### What you need to do
Print the listing from its top line through the line containing "Chart.register(...registerables);", nothing more, and leave out the pictures.

++++++++

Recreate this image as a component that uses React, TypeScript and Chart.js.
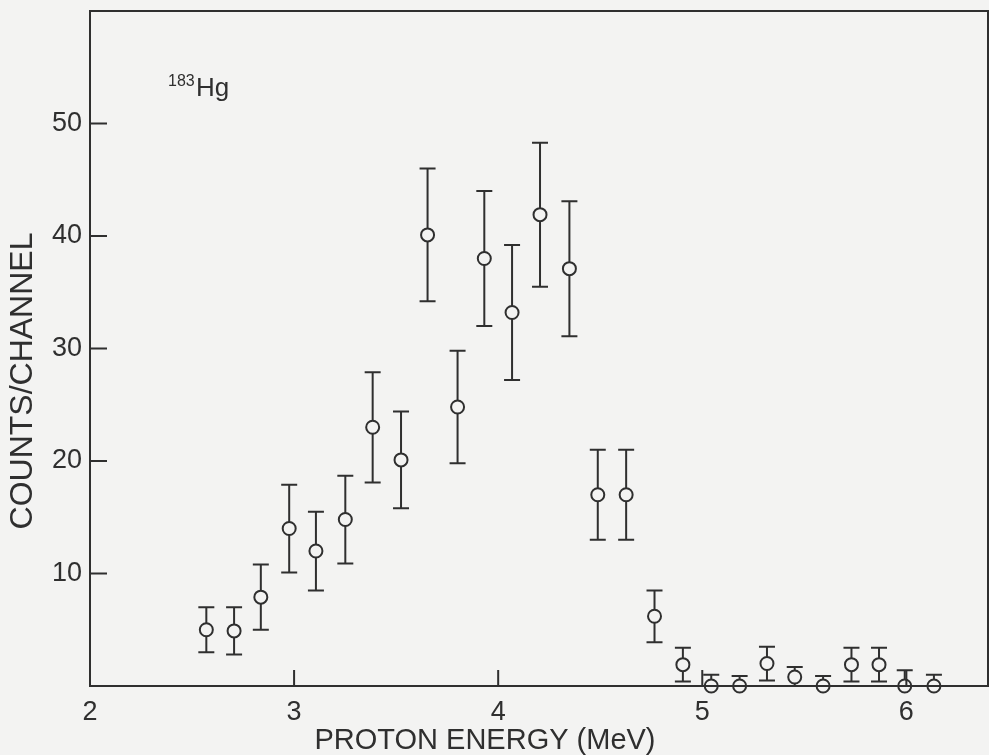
import React, { useEffect, useRef } from "react";
import { Chart, registerables } from "chart.js";

Chart.register(...registerables);

// Proton energy (MeV) of each channel
const energies = [
  2.570, 2.706, 2.837, 2.976, 3.107, 3.251, 3.385, 3.524, 3.654, 3.801,
  3.932, 4.068, 4.205, 4.349, 4.488, 4.627, 4.766, 4.905, 5.044, 5.183,
  5.317, 5.453, 5.592, 5.731, 5.866, 5.992, 6.135,
];
// Counts per channel
const counts = [
  5.0, 4.9, 7.9, 14.0, 12.0, 14.8, 23.0, 20.1, 40.1, 24.8,
  38.0, 33.2, 41.9, 37.1, 17.0, 17.0, 6.2, 1.9, 0, 0,
  2.0, 0.8, 0, 1.9, 1.9, 0, 0,
];
// Statistical error (±)
const errors = [
  2.0, 2.1, 2.9, 3.9, 3.5, 3.9, 4.9, 4.3, 5.9, 5.0,
  6.0, 6.0, 6.4, 6.0, 4.0, 4.0, 2.3, 1.5, 1.0, 0.9,
  1.5, 0.9, 0.9, 1.5, 1.5, 1.4, 1.0,
];

const xTicks = [2, 3, 4, 5, 6];
const yTicks = [10, 20, 30, 40, 50];
const xTitle = "PROTON ENERGY (MeV)";
const yTitle = "COUNTS/CHANNEL";
const isotopeMass = "183";
const isotopeSymbol = "Hg";

const INK = "#2f2f2f";
const BG = "#f3f3f2";
const FONT = "'Liberation Sans', Arial, sans-serif";

const decorPlugin = {
  id: "decor",
  beforeDatasetsDraw(chart: any) {
    const { ctx, chartArea, scales } = chart;
    const xs = scales.x;
    const ys = scales.y;
    ctx.save();
    ctx.beginPath();
    ctx.rect(chartArea.left, chartArea.top, chartArea.right - chartArea.left, chartArea.bottom - chartArea.top);
    ctx.clip();
    ctx.strokeStyle = INK;
    ctx.lineWidth = 2;
    const cap = 8;
    energies.forEach((e, i) => {
      const px = xs.getPixelForValue(e);
      const top = ys.getPixelForValue(counts[i] + errors[i]);
      const bot = ys.getPixelForValue(counts[i] - errors[i]);
      ctx.beginPath();
      ctx.moveTo(px, top);
      ctx.lineTo(px, bot);
      ctx.moveTo(px - cap, top);
      ctx.lineTo(px + cap, top);
      ctx.moveTo(px - cap, bot);
      ctx.lineTo(px + cap, bot);
      ctx.stroke();
    });
    ctx.restore();
  },
  afterDatasetsDraw(chart: any) {
    const { ctx, chartArea, scales } = chart;
    const xs = scales.x;
    const ys = scales.y;
    ctx.save();
    ctx.strokeStyle = INK;
    ctx.lineWidth = 2;
    ctx.strokeRect(chartArea.left, chartArea.top, chartArea.right - chartArea.left, chartArea.bottom - chartArea.top);
    // inward ticks
    ctx.beginPath();
    xTicks.forEach((v) => {
      const px = xs.getPixelForValue(v);
      ctx.moveTo(px, chartArea.bottom);
      ctx.lineTo(px, chartArea.bottom - 16);
    });
    yTicks.forEach((v) => {
      const py = ys.getPixelForValue(v);
      ctx.moveTo(chartArea.left, py);
      ctx.lineTo(chartArea.left + 17, py);
    });
    ctx.stroke();

    ctx.fillStyle = INK;
    // x title
    ctx.font = `29px ${FONT}`;
    ctx.textAlign = "center";
    ctx.textBaseline = "middle";
    ctx.fillText(xTitle, 485, 741);
    // y title
    ctx.save();
    ctx.translate(23, 381);
    ctx.rotate(-Math.PI / 2);
    ctx.font = `32px ${FONT}`;
    ctx.fillText(yTitle, 0, 0);
    ctx.restore();
    // isotope label
    ctx.textAlign = "left";
    ctx.textBaseline = "alphabetic";
    ctx.font = `16px ${FONT}`;
    ctx.fillText(isotopeMass, 168, 86);
    ctx.font = `26px ${FONT}`;
    ctx.fillText(isotopeSymbol, 196, 96);
    ctx.restore();
  },
};

const zeroPadding = (s: any) => {
  s.paddingLeft = 0;
  s.paddingRight = 0;
  s.paddingTop = 0;
  s.paddingBottom = 0;
};

export default function App() {
  const ref = useRef<HTMLCanvasElement>(null);
  useEffect(() => {
    if (!ref.current) return;
    const chart = new Chart(ref.current, {
      type: "scatter",
      data: {
        datasets: [
          {
            data: energies.map((e, i) => ({ x: e, y: counts[i] })),
            pointStyle: "circle",
            pointRadius: 6.5,
            pointBorderWidth: 2,
            pointBorderColor: INK,
            pointBackgroundColor: BG,
            showLine: false,
            clip: false as any,
          },
        ],
      },
      options: {
        animation: false,
        responsive: false,
        devicePixelRatio: 1,
        layout: { autoPadding: false, padding: { top: 11, right: 1, left: 0, bottom: 0 } },
        plugins: { legend: { display: false }, tooltip: { enabled: false } },
        scales: {
          x: {
            type: "linear",
            min: 2,
            max: 6.4,
            afterBuildTicks: (s: any) => {
              s.ticks = xTicks.map((v) => ({ value: v }));
            },
            afterFit: (s: any) => {
              s.height = 69;
              zeroPadding(s);
            },
            grid: { display: false, drawTicks: false },
            border: { display: false },
            ticks: {
              padding: 10,
              color: INK,
              font: { family: FONT, size: 27 },
              callback: (v: any) => String(v),
            },
          },
          y: {
            type: "linear",
            min: 0,
            max: 60,
            afterBuildTicks: (s: any) => {
              s.ticks = yTicks.map((v) => ({ value: v }));
            },
            afterFit: (s: any) => {
              s.width = 90;
              zeroPadding(s);
            },
            grid: { display: false, drawTicks: false },
            border: { display: false },
            ticks: {
              padding: 8,
              color: INK,
              font: { family: FONT, size: 27 },
              callback: (v: any) => String(v),
            },
          },
        },
      },
      plugins: [decorPlugin],
    } as any);
    return () => chart.destroy();
  }, []);
  return (
    <div style={{ position: "absolute", left: 0, top: 0, width: 989, height: 755, background: BG }}>
      <canvas ref={ref} width={989} height={755} style={{ display: "block" }} />
    </div>
  );
}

++++++++

### Answer to this exercise
Recreate this image as a component that uses React, TypeScript and Chart.js.
import React, { useEffect, useRef } from "react";
import { Chart, registerables } from "chart.js";

Chart.register(...registerables);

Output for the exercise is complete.